Então, simplificando, seria uma história onde o protagonista acorda para sua 'pequenez' e aprende a se solidarizar com os 'pequenos' do mundo. Apenas fizeram isso com uma roupagem de ficção científica, e criaram uma metáfora mal trabalhada.

Prosseguir o romance original seria difícil, mesmo numa comédia. Nem a Dreamworks, com toda sua irreverência, ousou manter junto o casal de "Monster vs. Aliens", depois que a mulher se tornou gigante.
Pedro.

Caio Amaral disse...

Ótimo resumo Pedro!

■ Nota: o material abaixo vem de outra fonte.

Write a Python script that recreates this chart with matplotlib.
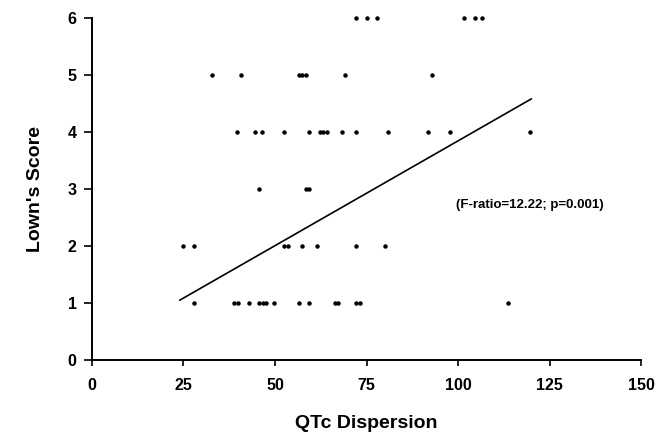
import matplotlib
matplotlib.use("Agg")
import matplotlib.pyplot as plt
import numpy as np

plt.rcParams['font.family'] = ['Liberation Sans', 'DejaVu Sans']

# Scatter data (QTc dispersion, Lown's score)
score6_x = [72.1, 75.1, 77.9, 101.6, 104.6, 106.6]
score5_x = [32.9, 40.8, 56.6, 57.5, 58.5, 69.2, 92.8]
score4_x = [39.7, 44.5, 46.5, 52.5, 59.3, 62.3, 63.2, 64.3, 68.2, 72.0, 80.9, 91.8, 97.7, 119.6]
score3_x = [45.6, 58.5, 59.4]
score2_x = [24.9, 27.9, 52.5, 53.6, 57.4, 61.4, 72.1, 80.1]
score1_x = [27.9, 38.9, 39.8, 42.8, 45.6, 46.6, 47.6, 49.6, 56.6, 59.4, 66.4, 67.3, 72.1, 73.2, 113.7]

groups = [(1, score1_x), (2, score2_x), (3, score3_x), (4, score4_x), (5, score5_x), (6, score6_x)]

# Regression line endpoints
fit_x = [24.0, 120.0]
fit_y = [1.05, 4.58]

x_ticks = [0, 25, 50, 75, 100, 125, 150]
y_ticks = [0, 1, 2, 3, 4, 5, 6]
annotation = "(F-ratio=12.22; p=0.001)"

fig = plt.figure(figsize=(6.57, 4.32), dpi=100)
ax = fig.add_axes([0.140, 0.1667, 0.8357, 0.7916])

xs, ys = [], []
for score, vals in groups:
    xs.extend(vals)
    ys.extend([score] * len(vals))
ax.plot(xs, ys, linestyle='none', marker='o', markersize=2.2, color='black', clip_on=False)

ax.plot(fit_x, fit_y, color='black', linewidth=1.2)

ax.text(119.6, 2.72, annotation, fontsize=9.5, fontweight='bold', ha='center', va='center')

ax.set_xlim(0, 150)
ax.set_ylim(0, 6)
ax.set_xticks(x_ticks)
ax.set_yticks(y_ticks)
ax.tick_params(axis='x', direction='out', length=4, width=1.2, labelsize=11.5, pad=9)
ax.tick_params(axis='y', direction='out', length=6, width=1.2, labelsize=11.5, pad=5)
for lab in ax.get_xticklabels() + ax.get_yticklabels():
    lab.set_fontweight('bold')

ax.spines['top'].set_visible(False)
ax.spines['right'].set_visible(False)
ax.spines['left'].set_linewidth(1.4)
ax.spines['bottom'].set_linewidth(1.4)

ax.set_xlabel("QTc Dispersion", fontsize=14, fontweight='bold', labelpad=16)
ax.set_ylabel("Lown's Score", fontsize=14, fontweight='bold', labelpad=17)

fig.savefig("out.png", dpi=100)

Rssss.
Ah, se conseguiram fazer um filme onde uma mulher vive um romance com um peixe.. e ganharam o Oscar.. tudo é possível acho, rss.
Abs.

Unknown disse...

Péssima crítica

Unknown disse...

Filme é imprevisível, e não segue uma fórmula de sucesso, por isso é muito bom, e sua crítica é muito mais influenciada pelo teu gosto, que pelos fatos

Caio Amaral disse...

Há muitos filmes imprevisíveis, que não seguem fórmulas de sucesso, e são completas bombas... e outros que seguem fórmulas de sucesso, e são brilhantes.

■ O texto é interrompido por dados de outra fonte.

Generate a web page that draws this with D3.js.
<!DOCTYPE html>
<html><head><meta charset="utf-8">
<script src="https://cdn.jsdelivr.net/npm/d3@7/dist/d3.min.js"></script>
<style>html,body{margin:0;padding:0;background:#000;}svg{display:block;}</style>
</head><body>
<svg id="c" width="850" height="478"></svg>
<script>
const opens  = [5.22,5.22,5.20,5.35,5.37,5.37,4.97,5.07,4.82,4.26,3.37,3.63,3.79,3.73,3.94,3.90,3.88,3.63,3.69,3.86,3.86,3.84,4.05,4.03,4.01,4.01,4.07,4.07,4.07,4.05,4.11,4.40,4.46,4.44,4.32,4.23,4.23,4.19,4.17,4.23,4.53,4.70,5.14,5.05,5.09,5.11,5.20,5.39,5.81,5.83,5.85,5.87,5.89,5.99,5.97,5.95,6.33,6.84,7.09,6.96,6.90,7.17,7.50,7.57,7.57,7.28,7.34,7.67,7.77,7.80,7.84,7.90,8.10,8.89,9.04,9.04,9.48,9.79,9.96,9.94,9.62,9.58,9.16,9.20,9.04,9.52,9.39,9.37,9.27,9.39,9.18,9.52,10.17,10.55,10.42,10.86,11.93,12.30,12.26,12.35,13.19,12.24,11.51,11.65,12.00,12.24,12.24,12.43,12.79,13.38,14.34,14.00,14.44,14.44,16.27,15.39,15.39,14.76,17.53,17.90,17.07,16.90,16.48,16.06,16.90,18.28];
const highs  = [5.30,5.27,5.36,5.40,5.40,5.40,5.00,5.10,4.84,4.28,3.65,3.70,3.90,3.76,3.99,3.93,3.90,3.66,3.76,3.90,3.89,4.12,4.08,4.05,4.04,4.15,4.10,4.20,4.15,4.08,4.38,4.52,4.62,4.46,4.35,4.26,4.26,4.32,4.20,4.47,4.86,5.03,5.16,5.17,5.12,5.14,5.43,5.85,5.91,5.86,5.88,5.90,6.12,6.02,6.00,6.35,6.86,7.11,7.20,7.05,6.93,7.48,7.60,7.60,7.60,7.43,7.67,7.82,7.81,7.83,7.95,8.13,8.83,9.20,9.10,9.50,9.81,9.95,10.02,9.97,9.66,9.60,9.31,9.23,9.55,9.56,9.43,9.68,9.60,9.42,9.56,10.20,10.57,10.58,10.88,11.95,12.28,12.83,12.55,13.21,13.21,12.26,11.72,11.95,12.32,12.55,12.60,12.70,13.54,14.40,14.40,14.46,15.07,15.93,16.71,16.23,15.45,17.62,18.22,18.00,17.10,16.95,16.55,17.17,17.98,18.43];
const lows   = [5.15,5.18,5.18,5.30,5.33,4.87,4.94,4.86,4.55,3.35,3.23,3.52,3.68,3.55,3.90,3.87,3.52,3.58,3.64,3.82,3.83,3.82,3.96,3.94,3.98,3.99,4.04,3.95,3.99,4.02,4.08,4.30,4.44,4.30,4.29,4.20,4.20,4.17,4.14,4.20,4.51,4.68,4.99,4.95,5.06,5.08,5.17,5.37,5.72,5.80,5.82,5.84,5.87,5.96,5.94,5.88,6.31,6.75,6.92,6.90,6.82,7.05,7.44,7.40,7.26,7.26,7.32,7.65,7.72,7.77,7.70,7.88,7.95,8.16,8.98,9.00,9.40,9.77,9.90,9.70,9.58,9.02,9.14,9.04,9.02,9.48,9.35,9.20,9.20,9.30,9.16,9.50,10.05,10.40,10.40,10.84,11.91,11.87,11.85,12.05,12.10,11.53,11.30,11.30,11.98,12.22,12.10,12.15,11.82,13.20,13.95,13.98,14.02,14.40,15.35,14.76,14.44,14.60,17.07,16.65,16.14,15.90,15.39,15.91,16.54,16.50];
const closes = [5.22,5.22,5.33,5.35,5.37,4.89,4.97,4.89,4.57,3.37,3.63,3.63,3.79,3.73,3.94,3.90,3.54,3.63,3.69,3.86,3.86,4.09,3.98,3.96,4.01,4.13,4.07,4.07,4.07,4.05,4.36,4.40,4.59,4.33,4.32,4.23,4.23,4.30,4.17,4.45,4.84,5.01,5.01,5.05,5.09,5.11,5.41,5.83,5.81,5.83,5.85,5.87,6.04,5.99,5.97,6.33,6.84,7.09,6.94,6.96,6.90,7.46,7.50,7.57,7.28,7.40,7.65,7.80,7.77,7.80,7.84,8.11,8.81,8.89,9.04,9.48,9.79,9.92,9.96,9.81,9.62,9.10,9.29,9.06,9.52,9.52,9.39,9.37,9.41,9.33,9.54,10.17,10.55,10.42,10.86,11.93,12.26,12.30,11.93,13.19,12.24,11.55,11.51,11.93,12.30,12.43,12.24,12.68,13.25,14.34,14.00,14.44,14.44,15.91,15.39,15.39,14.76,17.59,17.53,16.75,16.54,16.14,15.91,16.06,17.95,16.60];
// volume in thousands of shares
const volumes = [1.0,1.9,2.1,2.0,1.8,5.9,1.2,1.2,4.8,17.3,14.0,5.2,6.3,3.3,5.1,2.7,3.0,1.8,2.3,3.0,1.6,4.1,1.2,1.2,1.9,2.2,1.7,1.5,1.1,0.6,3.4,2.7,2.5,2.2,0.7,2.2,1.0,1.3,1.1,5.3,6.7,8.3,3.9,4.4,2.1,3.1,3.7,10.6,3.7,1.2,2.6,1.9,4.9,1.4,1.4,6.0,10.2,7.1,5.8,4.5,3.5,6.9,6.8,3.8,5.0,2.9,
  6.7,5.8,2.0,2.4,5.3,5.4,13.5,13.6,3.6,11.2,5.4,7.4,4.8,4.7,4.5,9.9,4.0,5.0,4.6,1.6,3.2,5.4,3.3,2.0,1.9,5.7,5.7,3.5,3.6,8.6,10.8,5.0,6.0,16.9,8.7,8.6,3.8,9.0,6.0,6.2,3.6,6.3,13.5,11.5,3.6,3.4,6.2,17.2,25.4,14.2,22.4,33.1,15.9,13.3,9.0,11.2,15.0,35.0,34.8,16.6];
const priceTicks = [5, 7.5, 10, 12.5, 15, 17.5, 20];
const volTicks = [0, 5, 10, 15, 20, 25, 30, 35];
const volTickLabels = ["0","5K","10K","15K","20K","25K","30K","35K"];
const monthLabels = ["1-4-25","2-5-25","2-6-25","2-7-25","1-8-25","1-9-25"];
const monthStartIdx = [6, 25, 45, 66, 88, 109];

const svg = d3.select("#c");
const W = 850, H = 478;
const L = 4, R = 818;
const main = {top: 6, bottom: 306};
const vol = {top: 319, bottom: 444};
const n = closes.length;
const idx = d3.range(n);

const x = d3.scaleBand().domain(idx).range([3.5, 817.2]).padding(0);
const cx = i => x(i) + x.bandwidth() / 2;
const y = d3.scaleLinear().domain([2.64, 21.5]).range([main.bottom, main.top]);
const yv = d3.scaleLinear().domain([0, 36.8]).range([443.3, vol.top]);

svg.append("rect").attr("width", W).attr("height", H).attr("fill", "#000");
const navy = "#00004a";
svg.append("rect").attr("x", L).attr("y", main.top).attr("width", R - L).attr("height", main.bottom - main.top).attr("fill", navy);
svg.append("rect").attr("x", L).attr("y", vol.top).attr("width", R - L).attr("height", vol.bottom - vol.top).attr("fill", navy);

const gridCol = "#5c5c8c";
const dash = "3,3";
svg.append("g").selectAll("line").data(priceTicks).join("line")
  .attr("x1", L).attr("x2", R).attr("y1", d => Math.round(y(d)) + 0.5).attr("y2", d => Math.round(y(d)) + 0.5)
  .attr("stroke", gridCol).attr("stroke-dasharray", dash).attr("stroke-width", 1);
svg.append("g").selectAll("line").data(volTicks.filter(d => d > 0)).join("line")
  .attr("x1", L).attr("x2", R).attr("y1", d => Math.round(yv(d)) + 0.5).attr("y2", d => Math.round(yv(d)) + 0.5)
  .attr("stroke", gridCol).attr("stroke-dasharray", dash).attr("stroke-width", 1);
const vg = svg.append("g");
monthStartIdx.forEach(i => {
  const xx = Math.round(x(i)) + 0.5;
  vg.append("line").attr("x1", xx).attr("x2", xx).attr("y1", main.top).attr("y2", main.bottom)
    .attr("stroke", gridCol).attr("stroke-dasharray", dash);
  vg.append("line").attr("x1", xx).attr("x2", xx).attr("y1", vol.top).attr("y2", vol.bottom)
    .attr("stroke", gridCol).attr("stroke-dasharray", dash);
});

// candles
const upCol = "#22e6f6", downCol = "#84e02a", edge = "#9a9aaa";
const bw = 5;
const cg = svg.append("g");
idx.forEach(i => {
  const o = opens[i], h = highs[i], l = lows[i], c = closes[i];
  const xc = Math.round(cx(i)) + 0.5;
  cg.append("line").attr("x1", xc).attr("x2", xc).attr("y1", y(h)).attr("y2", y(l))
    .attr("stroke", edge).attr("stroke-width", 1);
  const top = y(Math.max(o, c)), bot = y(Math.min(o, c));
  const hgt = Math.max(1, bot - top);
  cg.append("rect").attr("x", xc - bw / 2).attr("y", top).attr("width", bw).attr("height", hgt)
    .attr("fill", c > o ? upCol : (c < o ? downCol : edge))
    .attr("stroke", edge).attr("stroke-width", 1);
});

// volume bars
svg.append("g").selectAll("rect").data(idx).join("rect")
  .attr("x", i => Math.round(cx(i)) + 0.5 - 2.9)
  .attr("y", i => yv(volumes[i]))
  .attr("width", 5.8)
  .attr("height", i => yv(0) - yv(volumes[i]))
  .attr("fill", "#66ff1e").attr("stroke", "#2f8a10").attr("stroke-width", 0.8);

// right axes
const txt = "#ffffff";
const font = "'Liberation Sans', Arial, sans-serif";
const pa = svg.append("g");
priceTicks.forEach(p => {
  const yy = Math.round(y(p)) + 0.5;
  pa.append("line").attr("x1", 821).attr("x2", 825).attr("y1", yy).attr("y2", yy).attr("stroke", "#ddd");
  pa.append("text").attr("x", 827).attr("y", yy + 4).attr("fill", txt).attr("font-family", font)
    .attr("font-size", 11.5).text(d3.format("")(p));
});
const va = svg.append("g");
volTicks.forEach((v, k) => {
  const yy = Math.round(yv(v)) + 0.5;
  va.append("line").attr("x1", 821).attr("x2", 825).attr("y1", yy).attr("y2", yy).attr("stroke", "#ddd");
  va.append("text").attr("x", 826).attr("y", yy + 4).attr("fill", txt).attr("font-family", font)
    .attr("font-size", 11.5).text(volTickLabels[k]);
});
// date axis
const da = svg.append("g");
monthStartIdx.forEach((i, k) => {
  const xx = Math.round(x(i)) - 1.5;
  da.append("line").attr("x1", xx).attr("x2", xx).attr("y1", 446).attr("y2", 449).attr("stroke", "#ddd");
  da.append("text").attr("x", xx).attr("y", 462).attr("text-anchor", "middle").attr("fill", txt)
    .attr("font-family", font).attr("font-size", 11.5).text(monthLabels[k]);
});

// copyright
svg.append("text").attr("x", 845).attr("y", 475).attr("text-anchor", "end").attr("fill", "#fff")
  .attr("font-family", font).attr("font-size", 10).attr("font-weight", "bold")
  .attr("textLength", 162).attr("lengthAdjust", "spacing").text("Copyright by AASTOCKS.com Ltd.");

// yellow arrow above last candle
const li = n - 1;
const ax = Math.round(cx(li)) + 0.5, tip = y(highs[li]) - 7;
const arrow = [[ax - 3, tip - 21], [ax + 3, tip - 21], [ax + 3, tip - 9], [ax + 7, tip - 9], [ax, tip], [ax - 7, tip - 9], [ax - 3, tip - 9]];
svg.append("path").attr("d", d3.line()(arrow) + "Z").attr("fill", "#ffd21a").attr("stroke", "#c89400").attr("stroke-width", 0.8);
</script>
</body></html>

Quanto a minha crítica não ser baseada em fatos, e sim influenciada pelo meu "gosto".. Mal tenho o que comentar, pois você não apontou onde isso ocorreu (nem o que haveria de errado nisso, já que eu nunca disse que minhas críticas seriam imparciais). Minhas críticas ao filme foram bem específicas, e dei exemplos concretos do que me incomodou em cada etapa da trama... Já a sua "crítica" à minha crítica foi completamente vaga, sem exemplos... Isso sim reflete a mentalidade de alguém que julga com base em gosto, sem referência a fatos.

kessia disse...

Também achei horrível!

Lux Ran disse...

Gostei de sua análise e concordo com muita cousa. Queria fazer uma complementação. O Paul era casado e precisou fazer o divórcio, o que diminuiu muito o patrimônio dele. Em algum momento alguém elogia ele por ter cedido no acordo. Acho que ele e a esposa dividiram a pobreza e não exatamente o dinheiro. Outra coisa, quando eu vi as casas enormes pensem que teria que ter pessoas para limpar as casas. Talvez os necessitados sejam refugiados, como a vietnamita. Sistema de colonização...

Caio Amaral disse...

Faz tempo que vi o filme.. Quanto a Paul e a esposa, não sei se entendi seu ponto.. Mas esses necessitados em Leisureland não me pareciam estar na categoria da vietnamita (que era perseguida e foi encolhida contra a vontade). O filme mostra como se fosse uma consequência econômica daquele sistema, o que me pareceu bem forçado. abs!

Anônimo disse...

É sua opinião mas aqui vai a minha: sua crítica é péssima. O filme é uma excelente e certeira reflexão sobre a sociedade: não adianta encolhermos, nossos problemas e nossas mazelas, frustações, alegrias e decepções, estarão lá. No mesmo tamanho, com o mesmo sentido.

Eu mesmo não gostaria de ver tanto realismo em filmes. Se for pra ver a realidade, basta abrir os olhos e ela está lá. Vc é cinéfilo, melhor rever seus conceitos.

Caio Amaral disse...

Na crítica eu aponto diversos problemas de direção, trama, lógica, desenvolvimento de personagem.. vc parece achar que se eu não tivesse achado a visão de sociedade do filme equivocada e desprezível (o que de fato eu acho) eu teria achado o filme bom.